Good way to keep your kid from shooting himself or his friend: take the kid out to a firing range early in life and teach it what the gun does, how it works, what it does to the target, and so on. Then, if the kid finds it in a drawer when he's 9 or 10, he won't be so curious.
 
Inkara1 said:
Good way to keep your kid from shooting himself or his friend: take the kid out to a firing range early in life and teach it what the gun does, how it works, what it does to the target, and so on. Then, if the kid finds it in a drawer when he's 9 or 10, he won't be so curious.

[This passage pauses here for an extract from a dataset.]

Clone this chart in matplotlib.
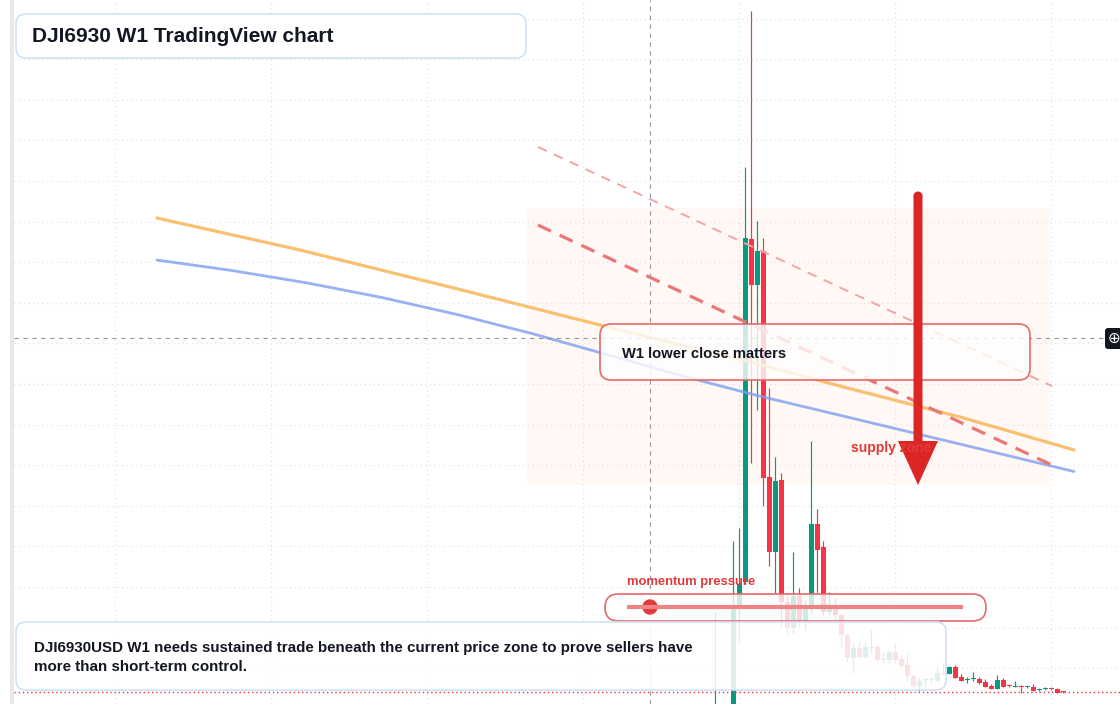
import matplotlib

matplotlib.use("Agg")
import matplotlib.pyplot as plt
import numpy as np
from matplotlib.patches import FancyBboxPatch, FancyArrow, Rectangle, Circle

plt.rcParams["font.family"] = ["Liberation Sans", "DejaVu Sans"]

UP = "#089981"
DOWN = "#f23645"
GRID = "#dcdee4"
ZONE = "#fff8f4"
INK = "#131722"
BLUE_EDGE = "#d3e1f5"
RED_EDGE = "#e46a6a"
ALERT = "#e03a3a"

# ---------- data: weekly candles ----------
weeks = np.arange(59)
opens = [-40, -12, -38, -31, 100.3, 124.9, 462.8, 417.5, 451.3, 228.4,
         154.5, 225.4, 105.2, 79.6, 111.1, 85.5, 100.3, 182.0, 159.4, 95.3,
         99.3, 92.4, 72.7, 50.3, 59.6, 51.3, 59.6, 60.6, 47.8, 48.1,
         56.2, 48.8, 43.1, 32.6, 22.4, 28.1, 28.7, 27.4, 34.5, 34.2,
         40.9, 31.0, 28.1, 29.0, 29.3, 26.7, 22.4, 19.8, 28.4, 22.7,
         21.5, 22.1, 21.5, 21.7, 18.8, 19.5, 20.2, 19.2, 16.8]
highs = [95, -8, -20, 165.3, 177.8, 533.8, 687.5, 480.6, 464.1, 316.0,
         248.1, 232.3, 114.1, 154.5, 119.0, 107.2, 263.8, 196.8, 165.3, 115.0,
         109.2, 94.4, 74.7, 65.1, 66.1, 66.1, 77.6, 62.8, 56.2, 57.9,
         65.1, 53.0, 54.0, 33.3, 31.6, 30.0, 31.6, 40.9, 44.8, 42.1,
         43.1, 33.9, 31.6, 35.9, 31.6, 29.0, 24.1, 33.3, 30.0, 24.4,
         27.7, 23.4, 22.7, 24.4, 20.7, 21.7, 21.2, 20.2, 17.5]
lows = [-60, -55, -58, -52, 65.1, 123.0, 242.1, 294.4, 199.8, 140.7,
        114.1, 79.6, 72.7, 73.7, 81.6, 77.6, 94.4, 114.1, 92.4, 92.4,
        84.5, 60.9, 46.1, 35.5, 50.0, 50.0, 55.0, 46.4, 45.4, 44.8,
        44.8, 41.2, 28.4, 21.7, 17.8, 21.7, 25.7, 27.4, 33.3, 34.2,
        30.0, 27.4, 25.7, 27.4, 24.4, 21.7, 19.8, 19.8, 21.5, 21.2,
        21.2, 15.9, 20.2, 17.5, 17.5, 18.2, 18.5, 15.9, 15.9]
closes = [-12, -38, -31, 100.3, 122.9, 463.8, 417.5, 451.3, 227.1, 154.5,
          224.4, 105.2, 79.6, 111.1, 85.5, 100.3, 182.0, 156.4, 95.3, 98.3,
          92.4, 72.7, 50.0, 59.6, 51.3, 60.6, 60.6, 48.1, 48.4, 56.2,
          48.1, 42.1, 32.3, 22.4, 27.4, 28.7, 29.0, 34.9, 33.9, 40.9,
          30.6, 27.7, 28.7, 29.6, 25.7, 21.7, 19.8, 28.4, 21.7, 22.1,
          22.1, 21.5, 22.1, 17.5, 19.5, 20.2, 19.5, 15.9, 16.3]

# moving averages (sampled along the curves)
orange_weeks = [-93.05, -69.2, -44.2, -19.2, 5.8, 20.75, 40.8, 59.8]
orange_ma = [483.5, 452.0, 415.5, 378.1, 341.7, 318.0, 287.5, 255.0]
blue_weeks = [-93.05, -80.55, -68.05, -55.55, -43.05, -30.55, -18.05, -5.55,
              6.95, 22.45, 40.78, 59.78]
blue_ma = [442.1, 431.8, 419.6, 405.2, 388.5, 369.7, 349.0, 328.0,
           308.7, 286.8, 260.8, 233.8]

# trend lines and supply zone
upper_trend_weeks = [-29.55, 56.1]
upper_trend = [553.5, 318.0]
lower_trend_weeks = [-29.55, 56.45]
lower_trend = [476.6, 239.2]
zone_weeks = [-31.4, 55.8]
zone_prices = [220.5, 493.4]

grid_prices = np.arange(40, 681, 40)
grid_weeks = [-100, -74, -48, -22, 4, 30, 56]
cross_week = -10.9
cross_price = 365.3

# ---------- chart ----------
fig = plt.figure(figsize=(11.2, 7.04), dpi=100)
fig.patch.set_facecolor("white")
ax = fig.add_axes([0, 0, 1, 1])
ax.set_xlim(-119.2, 67.45)
ax.set_ylim(4.73, 698.3)
ax.axis("off")

ax.add_patch(Rectangle((zone_weeks[0], zone_prices[0]), zone_weeks[1] - zone_weeks[0],
                       zone_prices[1] - zone_prices[0], fc=ZONE, ec="none", zorder=0.5))

left = 14 / 1120
for p in grid_prices:
    ax.axhline(p, xmin=left, color=GRID, lw=0.8, ls=(0, (1, 3.2)), zorder=1)
for w in grid_weeks:
    ax.axvline(w, color=GRID, lw=0.8, ls=(0, (1, 3.2)), zorder=1)

o = np.array(opens)
c = np.array(closes)
col = np.where(c >= o, UP, DOWN)
ax.vlines(weeks, lows, highs, colors=col, lw=0.85, zorder=2)
ax.bar(weeks, np.maximum(np.abs(c - o), 0.9), bottom=np.minimum(o, c), width=0.85,
       color=col, lw=0, zorder=2.1)

ax.plot(orange_weeks, orange_ma, color="#f7b24f", lw=2.3, alpha=0.8, zorder=3,
        solid_capstyle="round")
ax.plot(blue_weeks, blue_ma, color="#7f9ef0", lw=2.0, alpha=0.8, zorder=3,
        solid_capstyle="round")

ax.plot(upper_trend_weeks, upper_trend, color="#f2a5a5", lw=1.4, ls=(0, (5, 4)), zorder=3.2)
ax.plot(lower_trend_weeks, lower_trend, color="#eb7676", lw=2.3, ls=(0, (4.5, 3)), zorder=3.2)

ax.axvline(cross_week, color="#9598a1", lw=0.8, ls=(0, (4, 4)), zorder=3.5)
ax.axhline(cross_price, xmin=left, xmax=1105 / 1120, color="#9598a1", lw=0.8,
           ls=(0, (4, 4)), zorder=3.5)
ax.axhline(closes[-1], xmin=left, color=DOWN, lw=1.0, ls=(0, (1, 2)), zorder=3.5)

# ---------- annotation layer (pixel coordinates) ----------
ov = fig.add_axes([0, 0, 1, 1])
ov.set_xlim(0, 1120)
ov.set_ylim(704, 0)
ov.axis("off")
ov.patch.set_alpha(0)

ov.add_patch(Rectangle((10, 0), 4, 704, fc="#e9e9e9", ec="none"))


def card(x, y, w, h, ec, r=10, alpha=0.82, lw=1.2):
    ov.add_patch(FancyBboxPatch((x, y), w, h, boxstyle=f"round,pad=0,rounding_size={r}",
                                fc=(1, 1, 1, alpha), ec=ec, lw=lw))


card(16, 14, 510, 44, BLUE_EDGE, alpha=1.0)
ov.text(32, 36.5, "DJI6930 W1 TradingView chart", fontsize=15, fontweight="bold",
        color=INK, va="center", ha="left")

card(600, 324, 430, 56, RED_EDGE, r=11, alpha=0.8)
ov.text(622, 354, "W1 lower close matters", fontsize=10.6, fontweight="bold",
        color=INK, va="center", ha="left")

ov.text(851, 448, "supply zone", fontsize=10, fontweight="bold", color=ALERT,
        va="center", ha="left")
ov.add_patch(FancyArrow(918, 196, 0, 289, width=9, head_width=40, head_length=44,
                        length_includes_head=True, color="#dc2626", lw=0))
ov.add_patch(Circle((918, 196), 4.5, color="#dc2626", lw=0))

ov.text(627, 582.5, "momentum pressure", fontsize=9.4, fontweight="bold", color=ALERT,
        va="center", ha="left")
card(605, 594, 381, 27, RED_EDGE, r=13.5, alpha=0.8)
ov.plot([627, 963], [607, 607], color="#f08383", lw=3, solid_capstyle="butt")
ov.add_patch(Circle((650, 607), 7, color=ALERT))

card(16, 622, 930, 68, BLUE_EDGE, alpha=0.86)
ov.text(34, 657.5, "DJI6930USD W1 needs sustained trade beneath the current price zone to prove sellers have\n"
        "more than short-term control.", fontsize=10.9, fontweight="bold", color=INK,
        va="center", ha="left", linespacing=1.42)

ov.add_patch(FancyBboxPatch((1105, 328), 20, 21, boxstyle="round,pad=0,rounding_size=3",
                            fc="#131722", ec="none"))
ov.text(1114, 338.5, "\u2295", fontsize=11, color="white", va="center", ha="center",
        family="DejaVu Sans")

fig.savefig("out.png", dpi=100, facecolor="white")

Yes! Exactly, precisely. This could save so many childrens' lives. My father (U.S. Navy officer and aviator, WW2 vet) and my brothers (U.S. Marine Corps officers, Viet Nam vet) had me on the range as soon as I could hold a .45 auto on target long enough to draw a bead and fire (that's a heavy piece, I was maybe 8 years old). I learned respect for firearms along with the skills to use them safely, and the judgement to use them properly. We never regarded weapons as playthings, but as what they are - a tool to kill with.
 
Sharky said:
Make guns illegal to possess . . . yeah, right. Drugs are illegal to possess, how successful is enforcement?

Why do so many miss this point. Prohibition does not work. Never has. Look at what is happening to tobacco. There's a solution that is working. BTW, I learned to shoot around eight too.
 
chcr said:
BTW, I learned to shoot around eight too.

I also.
I learned a few things the hard way.
I think what some people forget to teach is to pay attention not only
to the target, but also what is between you and it, and what is on the
other side of it also. (especially with a high-power rifle like a 30.06.
Then there's the skipping off the water trick on a lake or something.
 
Yup. I was taught that whenever I was about to pull the trigger, I should pause, and think about every where the slug could possibly go, then if it was safe, go ahead.
 
I am against gun control of any kind because if individual citizens can't defend themselves from a tyrannical government if said government tries to put them in concentration camps and/or kill them, then they're doomed. The criminals are the people who won't use guns ethically, not the individual armed law-abiding citizens.